The Mandymoorian (Whiney G. Weingarten), Thursday, 30 July 2020 19:30 (three years ago) link

true, and seems a mensch

singular wolf erotica producer (Hadrian VIII), Thursday, 30 July 2020 19:30 (three years ago) link

Agreed; the two shows I saw (Christmas 1990 in L.A. and summer 1991 in NJ) were absolutely amazing.

but also fuck you (unperson), Thursday, 30 July 2020 19:36 (three years ago) link

Didn't get to see them until the first reunion. I think Flea took Avery's place? It was great although I can't compare it to earlier shows. Chip Away was a highlight.

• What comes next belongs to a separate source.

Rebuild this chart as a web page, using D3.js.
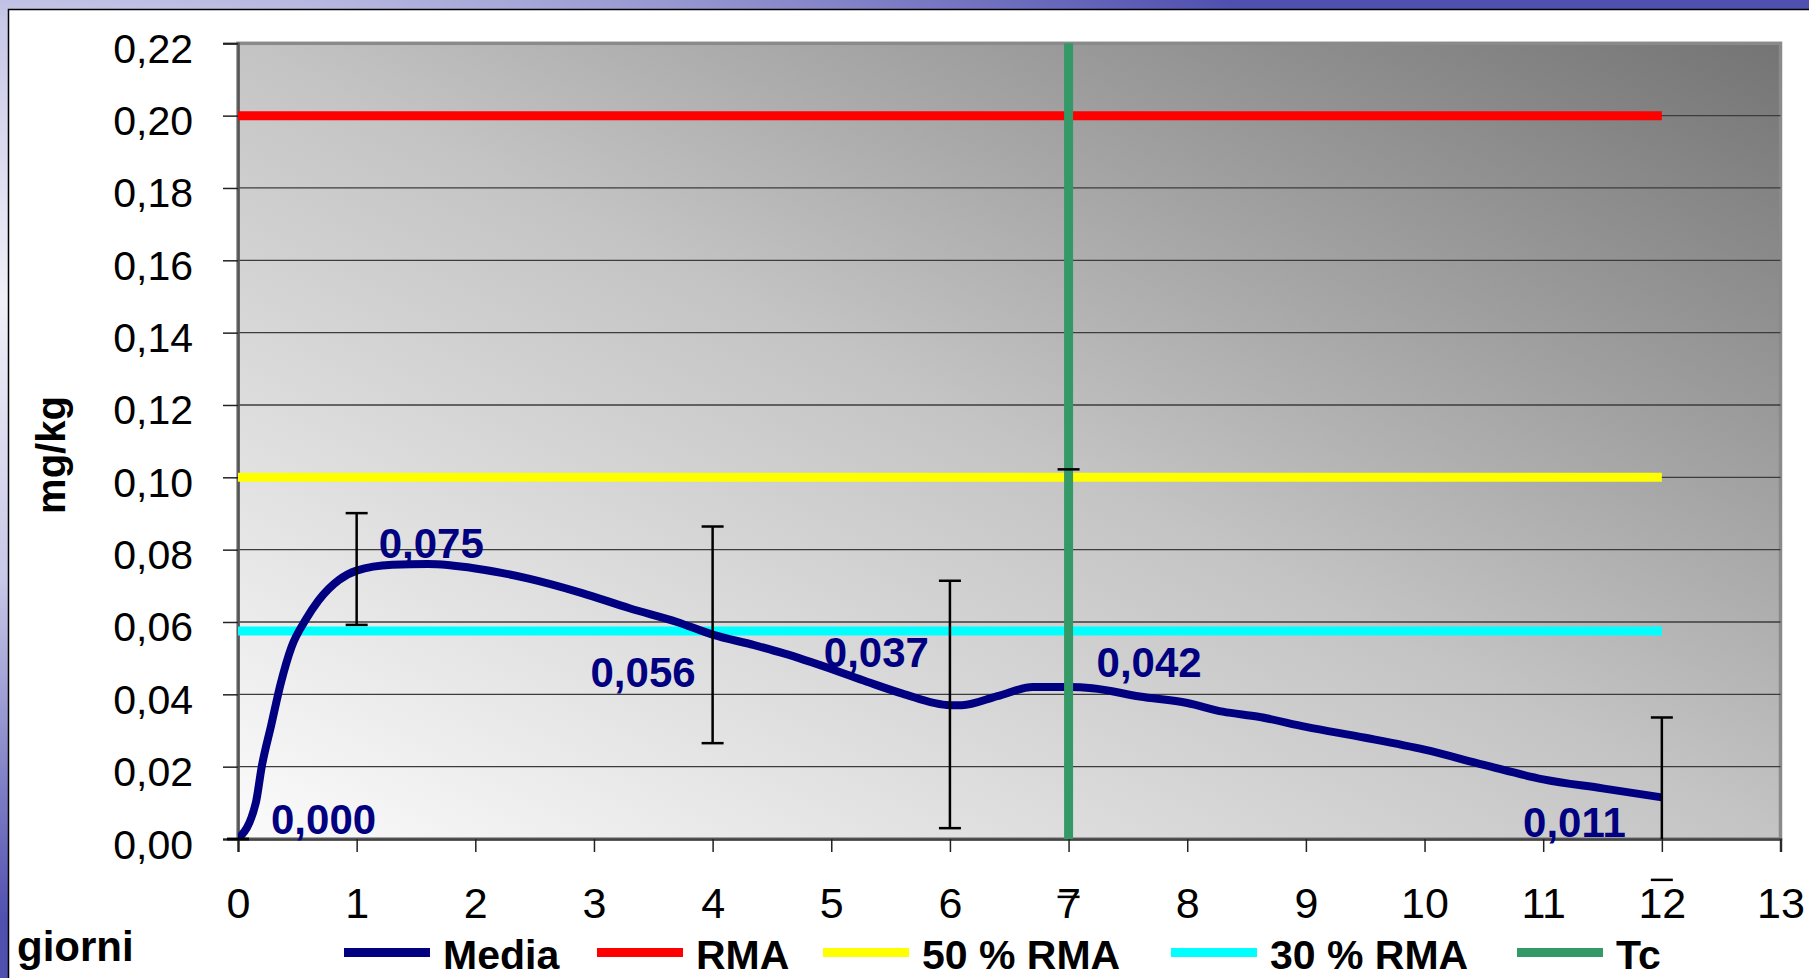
<!DOCTYPE html>
<html>
<head>
<meta charset="utf-8">
<script src="https://cdn.jsdelivr.net/npm/d3@7/dist/d3.min.js"></script>
<style>
  html, body { margin: 0; padding: 0; background: #fff; }
  svg { display: block; }
  text { font-family: "Liberation Sans", Arial, sans-serif; }
</style>
</head>
<body>
<svg id="chart" width="1809" height="978"></svg>
<script>
// ---------------- DATA ----------------
const days  = [0, 0.15, 0.2, 0.28, 0.36, 0.45, 0.57, 0.68, 0.85, 1.0, 1.3, 1.6, 2.0, 2.45, 2.9, 3.3, 3.7, 4.0, 4.35, 4.6, 5.0, 5.3, 5.6, 6.0, 6.1, 6.4, 6.7, 7.0, 7.2, 7.6, 8.0, 8.3, 8.6, 9.0, 9.5, 10.0, 10.5, 11.0, 11.5, 12.0];
const media = [0, 0.010, 0.020, 0.0315, 0.043, 0.053, 0.0606, 0.066, 0.0716, 0.0742, 0.0758, 0.076, 0.0748, 0.072, 0.068, 0.0638, 0.060, 0.0565, 0.0536, 0.0513, 0.047, 0.0435, 0.0402, 0.0370, 0.0370, 0.0395, 0.0420, 0.0420, 0.0417, 0.0394, 0.0376, 0.0352, 0.0338, 0.0310, 0.0280, 0.0247, 0.0205, 0.0165, 0.0140, 0.0115];

const errDays = [0, 1, 4, 6, 7, 12];
const errHigh = [0, 0.0901, 0.0864, 0.0714, 0.1022, 0.0336];
const errLow  = [0, 0.0592, 0.0265, 0.0030, -0.0160, -0.0113];

const labelDays   = [0, 1, 4, 6, 7, 12];
const labelValues = [0.000, 0.075, 0.056, 0.037, 0.042, 0.011];

const rmaLevel   = 0.20;
const rma50Level = 0.10;
const rma30Level = 0.0575;
const refStartDay = 0;
const refEndDay   = 12;
const tcDay = 7;

const xTickValues = [0,1,2,3,4,5,6,7,8,9,10,11,12,13];
const yTickValues = [0,0.02,0.04,0.06,0.08,0.10,0.12,0.14,0.16,0.18,0.20,0.22];

const legendNames = ["Media", "RMA", "50 % RMA", "30 % RMA", "Tc"];
const xTitle = "giorni";
const yTitle = "mg/kg";

// ---------------- LAYOUT / STYLE ----------------
const colors = { media: "#000080", rma: "#ff0000", rma50: "#ffff00", rma30: "#00ffff", tc: "#339966" };
const legendColors = [colors.media, colors.rma, colors.rma50, colors.rma30, colors.tc];
const legendX = [344, 597, 823, 1171, 1517];
const labelPlacement = [
  {anchor: "start", dx: 33,  dy: -5},
  {anchor: "start", dx: 22,  dy: -10},
  {anchor: "end",   dx: -17, dy: 51},
  {anchor: "end",   dx: -21, dy: -38},
  {anchor: "start", dx: 28,  dy: -10},
  {anchor: "end",   dx: -36, dy: 38}
];

const plot = { left: 238, right: 1780.5, top: 43.3, bottom: 839 };

const svg = d3.select("#chart");
const defs = svg.append("defs");

// slide background
const bg = defs.append("radialGradient").attr("id", "slideBg")
  .attr("gradientUnits", "userSpaceOnUse")
  .attr("cx", 0).attr("cy", 0).attr("r", 1)
  .attr("gradientTransform", "translate(0,300) scale(1400,620)");
bg.append("stop").attr("offset", 0).attr("stop-color", "#f0f0f8");
bg.append("stop").attr("offset", 0.45).attr("stop-color", "#c8c8e8");
bg.append("stop").attr("offset", 1).attr("stop-color", "#5050b0");

const pg = defs.append("linearGradient").attr("id", "plotBg")
  .attr("x1", 0).attr("y1", 1).attr("x2", 1).attr("y2", 0);
pg.append("stop").attr("offset", 0).attr("stop-color", "#fbfbfb");
pg.append("stop").attr("offset", 0.5).attr("stop-color", "#c4c4c4");
pg.append("stop").attr("offset", 1).attr("stop-color", "#747474");

defs.append("clipPath").attr("id", "plotClip")
  .append("rect").attr("x", plot.left).attr("y", plot.top)
  .attr("width", plot.right - plot.left).attr("height", plot.bottom - plot.top);

svg.append("rect").attr("width", 1809).attr("height", 978).attr("fill", "url(#slideBg)");
svg.append("rect").attr("x", 8.5).attr("y", 9.5).attr("width", 1820).attr("height", 1000)
  .attr("fill", "#ffffff").attr("stroke", "#000").attr("stroke-width", 1.5);

// scales
const x = d3.scaleLinear().domain([0, 13]).range([plot.left, plot.right]);
const y = d3.scaleLinear().domain([0, 0.22]).range([plot.bottom, plot.top]);

// plot area
svg.append("rect").attr("x", plot.left).attr("y", plot.top)
  .attr("width", plot.right - plot.left).attr("height", plot.bottom - plot.top)
  .attr("fill", "url(#plotBg)").attr("stroke", "#8a8a8a").attr("stroke-width", 3.5);

// gridlines
svg.append("g").selectAll("line").data(yTickValues.filter(v => v > 0 && v < 0.22)).join("line")
  .attr("x1", plot.left).attr("x2", plot.right)
  .attr("y1", d => y(d)).attr("y2", d => y(d))
  .attr("stroke", "#3c3c3c").attr("stroke-width", 1.3);

// axes
const fmtY = v => d3.format(".2f")(v).replace(".", ",");
const yAxis = d3.axisLeft(y).tickValues(yTickValues).tickSize(15).tickPadding(0).tickFormat(fmtY);
const gy = svg.append("g").attr("transform", `translate(${plot.left},0)`).call(yAxis);
gy.select(".domain").attr("stroke", "#555").attr("stroke-width", 2.5);
gy.selectAll(".tick line").attr("stroke", "#222").attr("stroke-width", 1.5);
gy.selectAll(".tick text").attr("x", -45).attr("dy", null).attr("y", 19)
  .attr("font-size", 41).attr("fill", "#000").attr("text-anchor", "end")
  .style("font-family", "'Liberation Sans', Arial, sans-serif");

const xAxis = d3.axisBottom(x).tickValues(xTickValues).tickSize(13).tickPadding(0).tickFormat(d3.format("d"));
const gx = svg.append("g").attr("transform", `translate(0,${plot.bottom})`).call(xAxis);
gx.select(".domain").attr("stroke", "#444").attr("stroke-width", 2.5);
gx.selectAll(".tick line").attr("stroke", "#222").attr("stroke-width", 1.5);
gx.selectAll(".tick text").attr("dy", null).attr("y", 79)
  .attr("font-size", 43).attr("fill", "#000")
  .style("font-family", "'Liberation Sans', Arial, sans-serif");

// reference lines
const refs = [
  {v: rmaLevel, c: colors.rma},
  {v: rma50Level, c: colors.rma50},
  {v: rma30Level, c: colors.rma30}
];
svg.append("g").selectAll("line").data(refs).join("line")
  .attr("x1", x(refStartDay)).attr("x2", x(refEndDay))
  .attr("y1", d => y(d.v)).attr("y2", d => y(d.v))
  .attr("stroke", d => d.c).attr("stroke-width", 9);

// media line
const line = d3.line().x((d, i) => x(days[i])).y(d => y(d)).curve(d3.curveMonotoneX);
svg.append("path").datum(media).attr("d", line)
  .attr("fill", "none").attr("stroke", colors.media).attr("stroke-width", 8)
  .attr("stroke-linejoin", "round").attr("clip-path", "url(#plotClip)");

// error bar stems (clipped to plot)
const errData = errDays.map((d, i) => ({d, hi: errHigh[i], lo: errLow[i]}));
svg.append("g").attr("clip-path", "url(#plotClip)").selectAll("line").data(errData).join("line")
  .attr("x1", e => x(e.d)).attr("x2", e => x(e.d))
  .attr("y1", e => y(e.hi)).attr("y2", e => y(e.lo))
  .attr("stroke", "#000").attr("stroke-width", 2.5);

// Tc vertical line
svg.append("line")
  .attr("x1", x(tcDay)).attr("x2", x(tcDay))
  .attr("y1", y(0.22)).attr("y2", y(0))
  .attr("stroke", colors.tc).attr("stroke-width", 9);

// error bar caps (not clipped)
const caps = svg.append("g");
errData.forEach(e => {
  [e.hi, e.lo].forEach(v => {
    caps.append("line")
      .attr("x1", x(e.d) - 11).attr("x2", x(e.d) + 11)
      .attr("y1", y(v)).attr("y2", y(v))
      .attr("stroke", "#000").attr("stroke-width", 2.5);
  });
});

// data labels
const fmtLabel = v => d3.format(".3f")(v).replace(".", ",");
svg.append("g").selectAll("text").data(labelDays).join("text")
  .attr("x", (d, i) => x(d) + labelPlacement[i].dx)
  .attr("y", (d, i) => y(labelValues[i]) + labelPlacement[i].dy)
  .attr("text-anchor", (d, i) => labelPlacement[i].anchor)
  .attr("font-size", 42).attr("font-weight", "bold").attr("fill", colors.media)
  .text((d, i) => fmtLabel(labelValues[i]));

// axis titles
svg.append("text").attr("transform", "translate(65,455) rotate(-90)")
  .attr("text-anchor", "middle").attr("font-size", 40).attr("font-weight", "bold")
  .attr("fill", "#000").text(yTitle);
svg.append("text").attr("x", 17).attr("y", 961)
  .attr("font-size", 42).attr("font-weight", "bold").attr("fill", "#000").text(xTitle);

// legend
const lg = svg.append("g");
legendNames.forEach((name, i) => {
  lg.append("rect").attr("x", legendX[i]).attr("y", 948).attr("width", 86).attr("height", 9)
    .attr("fill", legendColors[i]);
  lg.append("text").attr("x", legendX[i] + 99).attr("y", 969)
    .attr("font-size", 41).attr("font-weight", "bold").attr("fill", "#000").text(name);
});
</script>
</body>
</html>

Cow_Art, Thursday, 30 July 2020 19:47 (three years ago) link

the first time I saw them in 88 or 89 in the "B" room of a club in Northampton MA, and there was no opening act as I recall but maybe we were late? They had so much dry ice going before the show started that you could only really see the heads of those immediately next to you—plus Duke Ellington on the PA, endlessly, for what seemed like close to an hour, setting the whole room on the brink

Then finally those opening notes of Up The Beach and the head and gloved arms of this howling fucking psycho in evening wear poking out from the fog

singular wolf erotica producer (Hadrian VIII), Thursday, 30 July 2020 20:00 (three years ago) link

rapturous

singular wolf erotica producer (Hadrian VIII), Thursday, 30 July 2020 20:00 (three years ago) link

I saw them at the Philly Spectrum on the 97 tour. I had only been really into Jane's since 1993 or so - well after they had broken up - but time goes slower when you're a kid and when they announced the reunion tour it felt like this colossal once-in-a-lifetime event.

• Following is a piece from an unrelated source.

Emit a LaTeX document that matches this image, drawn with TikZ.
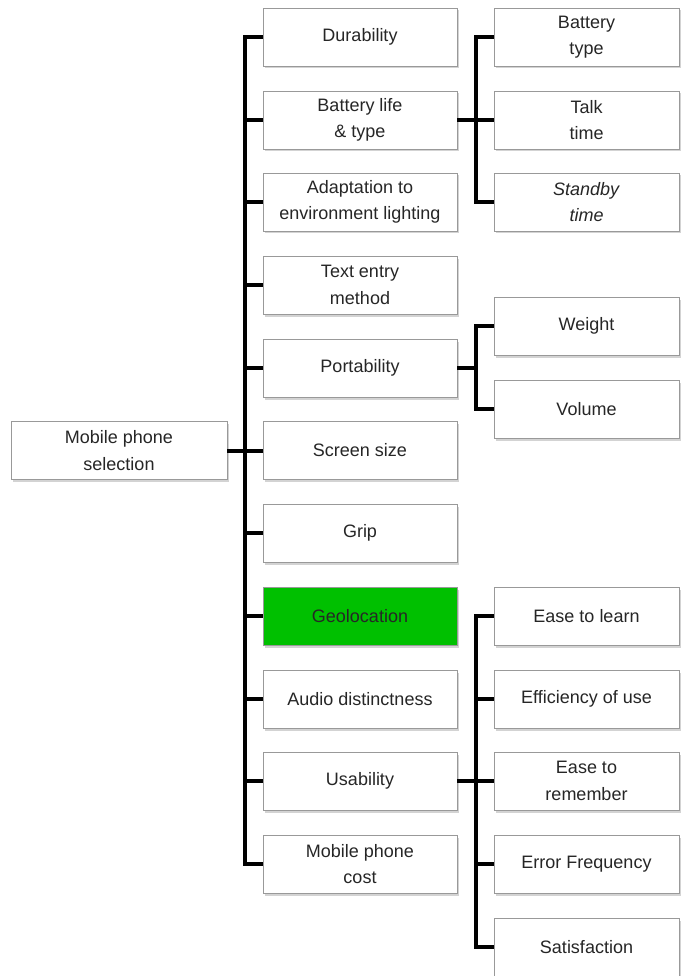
\documentclass[tikz,border=0pt]{standalone}
\usepackage{fontspec}
\setmainfont{Liberation Sans}
\usetikzlibrary{shadows}
\definecolor{geogreen}{RGB}{0,192,0}

\begin{document}
\begin{tikzpicture}[x=1pt,y=-1pt,line join=miter]
\tikzstyle{box}=[rectangle,draw=black!40,fill=white,line width=0.8pt,minimum width=#1,minimum height=58pt,inner sep=0pt,align=center,font=\fontsize{18}{26.5}\selectfont,text=black!85,drop shadow={opacity=0.35,shadow xshift=2pt,shadow yshift=-2.5pt}]
\tikzstyle{link}=[line width=4pt,black]
\useasboundingbox (0,0) rectangle (680,976);

\node[box=216pt](root) at (119,450.5) {Mobile phone\\selection};

\node[box=194pt](dur) at (360,37) {Durability};
\node[box=194pt](batt) at (360,120) {Battery life\\\& type};
\node[box=194pt](adapt) at (360,202) {Adaptation to\\environment lighting};
\node[box=194pt](entry) at (360,285) {Text entry\\method};
\node[box=194pt](port) at (360,368) {Portability};
\node[box=194pt](screen) at (360,450.5) {Screen size};
\node[box=194pt](grip) at (360,533) {Grip};
\node[box=194pt,fill=geogreen](geo) at (360,616) {Geolocation};
\node[box=194pt](audio) at (360,699) {Audio distinctness};
\node[box=194pt](usab) at (360,781) {Usability};
\node[box=194pt](cost) at (360,864) {Mobile phone\\cost};

\node[box=185pt](btype) at (586.5,37) {Battery\\type};
\node[box=185pt](talk) at (586.5,120) {Talk\\time};
\node[box=185pt](stand) at (586.5,202) {\textit{Standby}\\\textit{time}};
\node[box=185pt](weight) at (586.5,326) {Weight};
\node[box=185pt](vol) at (586.5,409) {Volume};
\node[box=185pt](learn) at (586.5,616) {Ease to learn};
\node[box=185pt](effic) at (586.5,699) {Efficiency of use};
\node[box=185pt](remember) at (586.5,781) {Ease to\\remember};
\node[box=185pt](error) at (586.5,864) {Error Frequency};
\node[box=185pt](satis) at (586.5,947) {Satisfaction};

\coordinate (trunk) at (245,450.5);
\coordinate (battj) at (476,120);
\coordinate (portj) at (476,368);
\coordinate (usabj) at (476,781);

\draw[link] (root) -- (screen);
\draw[link] (dur.west) -| (trunk) |- (cost.west);
\foreach \n in {batt,adapt,entry,port,grip,geo,audio,usab}
  \draw[link] (\n.west) -| (trunk);

\draw[link] (btype.west) -| (battj) |- (stand.west);
\draw[link] (batt) -- (talk);

\draw[link] (weight.west) -| (portj) |- (vol.west);
\draw[link] (port) -- (portj);

\draw[link] (learn.west) -| (usabj) |- (satis.west);
\draw[link] (usab) -- (remember);
\foreach \n in {effic,error}
  \draw[link] (\n.west) -| (usabj);
\end{tikzpicture}
\end{document}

The show was great, but at the time I was under the impression that it was cut short. They had these big cages for dancing girls set up in the middle of the audience and I saw some mook scaling the cage and trying to climb in there during Ted...Just Admit It. After that song, the band left the stage and the lights came up with no encore. Just went back and looked it up though, and apparently they followed the same setlist for the whole tour, so I guess it was just a coincidence that they stopped at that point.

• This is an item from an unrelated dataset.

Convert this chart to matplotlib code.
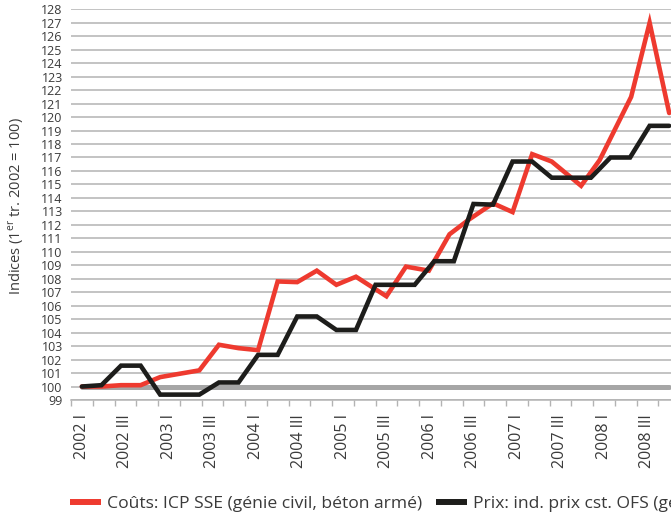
import matplotlib
matplotlib.use('Agg')
import matplotlib.pyplot as plt
from matplotlib.lines import Line2D
import numpy as np

plt.rcParams['font.family'] = ['Open Sans', 'DejaVu Sans']
plt.rcParams['mathtext.fontset'] = 'custom'
plt.rcParams['mathtext.rm'] = 'Open Sans'

# quarters shown on the axis, labels on every second one
quarters = [f'{y} {q}' for y in range(2002, 2009) for q in ['I', 'II', 'III', 'IV']]
tick_labels = quarters[::2]

# costs ICP SSE: period in quarters since 2002 I, index value
red_t = [0, 0.9, 1.8, 2.7, 3.6, 4.5, 5.4, 6.3, 7.2, 8.1, 9.0, 9.9, 10.8, 11.7, 12.6,
         14.0, 14.9, 15.95, 16.9, 17.8, 18.9, 19.8, 20.7, 21.6, 22.95, 23.8, 25.25, 26.1, 27.0]
red_v = [100.0, 100.0, 100.1, 100.1, 100.7, 100.95, 101.2, 103.1, 102.85, 102.7, 107.8, 107.75,
         108.6, 107.55, 108.15, 106.7, 108.9, 108.6, 111.3, 112.4, 113.6, 112.95, 117.25, 116.7,
         114.9, 116.8, 121.5, 127.0, 120.3]

# prices OFS (31 points over the same span)
black_v = [100.0, 100.1, 101.55, 101.55, 99.4, 99.4, 99.4, 100.3, 100.3, 102.35, 102.35,
           105.2, 105.2, 104.2, 104.2, 107.55, 107.55, 107.55, 109.3, 109.3, 113.55, 113.5,
           116.7, 116.7, 115.5, 115.5, 115.5, 117.0, 117.0, 119.35, 119.35]
black_t = np.linspace(0, len(quarters) - 1, len(black_v))
base_v = [100] * len(black_v)

RED = '#ee3a2f'
BLACK = '#1d1d1b'
GRID = '#b3b3b3'
TXT = '#3a3a3a'

fig = plt.figure(figsize=(6.71, 5.17), dpi=100)
ax = fig.add_axes([71 / 671, 117 / 517, 613 / 671, 390.7 / 517])

ax.plot(black_t, base_v, color='#a6a6a6', lw=3.6, solid_capstyle='round', zorder=2)
ax.plot(red_t, red_v, color=RED, lw=3.3, solid_capstyle='round', solid_joinstyle='miter', zorder=3)
ax.plot(black_t, black_v, color=BLACK, lw=3.3, solid_capstyle='round', solid_joinstyle='miter', zorder=4)

ax.set_xlim(-0.44, 27.68)
ax.set_ylim(99, 128)
ax.set_yticks(range(99, 129))
ax.yaxis.grid(True, color=GRID, lw=1.1)
ax.set_axisbelow(True)

ax.set_xticks(range(0, len(quarters), 2))
ax.set_xticklabels(tick_labels, rotation=90)
ax.set_xticks(np.arange(-0.5, len(quarters), 1), minor=True)
ax.tick_params(axis='x', which='major', length=0, pad=10, labelsize=11.5, labelcolor=TXT)
ax.tick_params(axis='x', which='minor', length=4, width=1, color=GRID)
ax.tick_params(axis='y', length=0, pad=6, labelsize=9, labelcolor=TXT)

for s in ['top', 'right', 'left']:
    ax.spines[s].set_visible(False)
ax.spines['bottom'].set_color(GRID)
ax.spines['bottom'].set_linewidth(1.1)

fig.text(16 / 671, 1 - 206 / 517, r'Indices (1$^{\rm er}$ tr. 2002 = 100)', rotation=90,
         ha='center', va='center', fontsize=10.5, color=TXT)

handles = [Line2D([], [], color=RED, lw=4.3, solid_capstyle='butt'),
           Line2D([], [], color=BLACK, lw=4.3, solid_capstyle='butt')]
fig.legend(handles, ['Coûts: ICP SSE (génie civil, béton armé)',
                     'Prix: ind. prix cst. OFS (génie civil)'],
           loc='center left', bbox_to_anchor=(70 / 671, 13 / 517), ncol=2, frameon=False,
           borderpad=0, borderaxespad=0, handlelength=1.75, handletextpad=0.35,
           columnspacing=0.8, fontsize=12.6, labelcolor=TXT)

plt.savefig('out.png', dpi=100)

It felt like a very short show to me. I was more accustomed to 3 hour long Phish shows at the time. But it did feature some of their longer songs like Three Days, Summertime Rolls, Then She Did, and the aforementioned Ted.

peace, man, Thursday, 30 July 2020 20:53 (three years ago) link

I saw them a handful of times from 89-91 and they were awesome. They were the kind of band that scared the shit out of my parents.

Perkins AFAIK was a key element to their songwriting and they were never the same without him (though I do like "Superhero" even though it's tame Jane's song.) Allegedly they had the songs for Ritual written and demoed when they were recording Nothing's Shocking, and held the new songs for Ritual because they thought they were good. Ritual ended up being a challenging recording session because the drugs were starting to really distract, and by the end of the tour to promote Ritual the band was a fucking mess. That's why Lolla was the farewell.

Ira Einhorn (dandydonweiner), Thursday, 30 July 2020 21:44 (three years ago) link

I was under the impression all the NS/RdlH songs were mainly written by Eric Avery & Perry Farrell and they also chose Dave Jerden to produce as they liked what he'd done with Brian Eno. When Eric left Dave had a bigger part in writing and also choosing Bob Ezrin to to produce Strays. Steven Perkins mainly just liked to play drums and smoke pot, and so long as he could do that he went along with anything.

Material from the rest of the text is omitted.